If the comparison returns true, the game will execute the code in the <then_branch>. If false, the <else_branch> may be executed if present, otherwise the block is skipped.
The branches may consist of a single command, or if multiple commands need to be executed, a block of code enclosed in curly braces ("{" and "}"). For performance reasons, do not use curly braces for single commands.
To negate a conditional (e.g. you want to compute a nand) place a nullop inside the <then> branch, and put the code to be executed inside the <else> branch.
See also: Else
Chaining if statements
To check for more than a single condition, the if statements will need to be chained.
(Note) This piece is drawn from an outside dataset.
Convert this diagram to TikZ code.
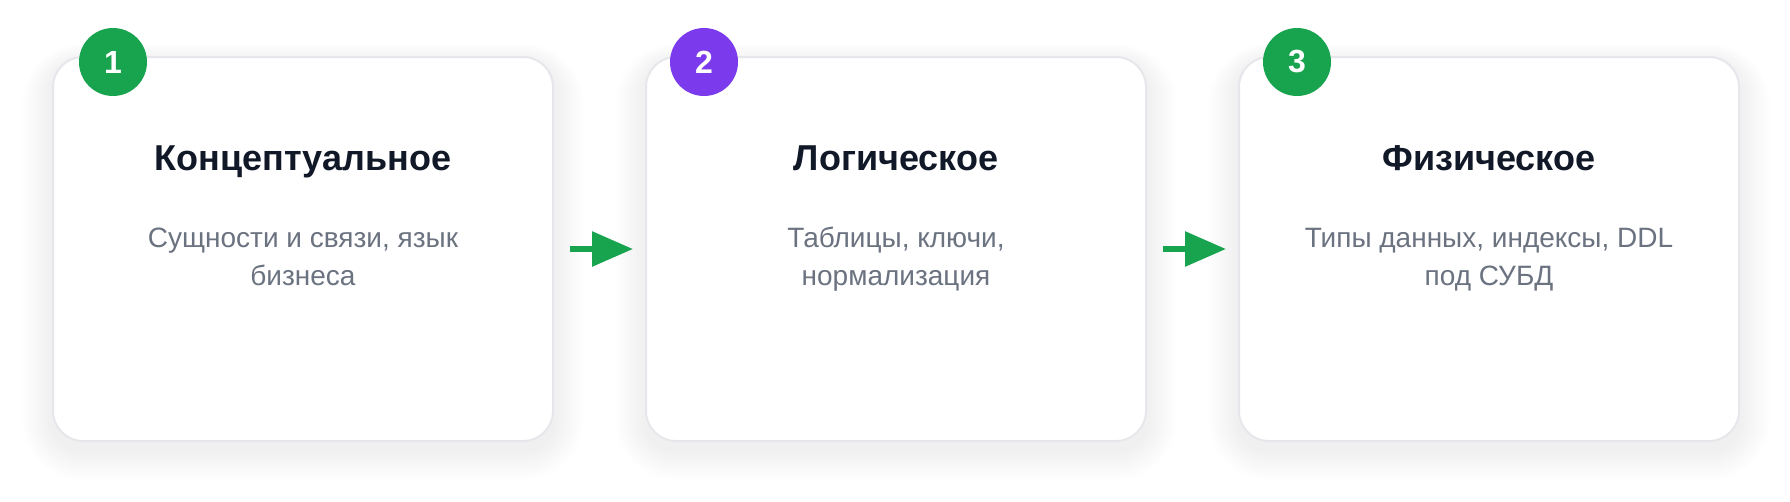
\documentclass[tikz,border=0pt]{standalone}
\usepackage{fontspec}
\setmainfont{Liberation Sans}
\usetikzlibrary{arrows.meta,backgrounds}

\definecolor{stepgreen}{HTML}{18A34F}
\definecolor{steppurple}{HTML}{7C3AED}
\definecolor{cardline}{HTML}{E5E7EB}
\definecolor{titleink}{HTML}{111827}
\definecolor{noteink}{HTML}{6B7280}

\tikzset{
  card/.style={draw=cardline, line width=2pt, fill=white, rounded corners=30pt,
    minimum width=500pt, minimum height=384pt},
  badge/.style={circle, fill=#1, minimum size=68pt, inner sep=0pt, text=white,
    font=\fontsize{32}{38}\selectfont\bfseries},
  heading/.style={anchor=base, text=titleink, font=\fontsize{36}{43}\selectfont\bfseries},
  note/.style={anchor=base, align=center, text=noteink, font=\fontsize{28}{38}\selectfont},
  flow/.style={draw=stepgreen, line width=6pt, -{Triangle[length=41pt,width=34pt]}},
}

\begin{document}
\begin{tikzpicture}[x=1pt,y=-1pt]
  \useasboundingbox (0,0) rectangle (1790,501);

  % the three cards
  \node[card] (c1) at (303,249) {};
  \node[card] (c2) at (896,249) {};
  \node[card] (c3) at (1489,249) {};

  % soft shadow under the cards
  \begin{scope}[on background layer]
    \foreach \c in {c1,c2,c3}
      \foreach \i in {2,4,...,30}
        \fill[black, opacity=0.0035, rounded corners=30pt+\i pt]
          ([shift={(-\i,-0.6*\i+6)}]\c.north west) rectangle ([shift={(\i,\i+8)}]\c.south east);
  \end{scope}

  % numbers
  \node[badge=stepgreen] (b1) at (113,62) {1};
  \node[badge=steppurple] (b2) at (704,62) {2};
  \node[badge=stepgreen] (b3) at (1297,62) {3};

  % texts
  \node[heading] (t1) at (303,170) {Концептуальное};
  \node[note] (n1) at (303,285) {Сущности и связи, язык\\бизнеса};

  \node[heading] (t2) at (896,170) {Логическое};
  \node[note] (n2) at (896,285) {Таблицы, ключи,\\нормализация};

  \node[heading] (t3) at (1489,170) {Физическое};
  \node[note] (n3) at (1489,285) {Типы данных, индексы, DDL\\под СУБД};

  % arrows
  \draw[flow] ([xshift=16pt]c1.east) -- ([xshift=-12pt]c2.west);
  \draw[flow] ([xshift=16pt]c2.east) -- ([xshift=-12pt]c3.west);
\end{tikzpicture}
\end{document}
If done without curly braces, this acts in much the same way as && does in C/C++ syntax. Namely, an else branch that follows the if chain will be executed if any of the preceeding if conditionals returns false.
Example
definequote 100 Hello World
set temp 0
ife temp 1
ife temp 0
{
nullop
}
else
{
// will be executed if either of the above conditionals returns false
quote 100
}
This may be counterintuitive, as C/C++ and other programming languages only associate the else statement to a single if, usually the one in the same context, which is not the case in CON.
Types of ifvar conditions
| Conditional | C/C++ | Math | Description | |
|---|---|---|---|---|
| e | == | = | equal to | |
| n | != | ≠ | not equal to | |
| g | > | > | greater than | |
| ge | >= | ≥ | greater or equals | |
| a | unsigned greater than (both operands) | |||
| ae | unsigned greater or equal (both operands) | |||
| l | < | < | less than | |
| le | <= | ≤ | less or equal | |
| b | unsigned less than (both operands) | |||
| be | unsigned less or equal (both operands) | |||
| and | & | bitwise AND | ||
| or | | | bitwise OR | ||
| xor | ^ | bitwise XOR | ||
| both | && | logical AND: both are non-zero | ||
| either | || | logical OR: either are non-zero |
Commands with an additional "var" suffix take gamevars rather than constants or defined labels for their inputs. As an alternate short form, "varvar" can be dropped from these commands; for example ife serves an an alias for ifvarvare.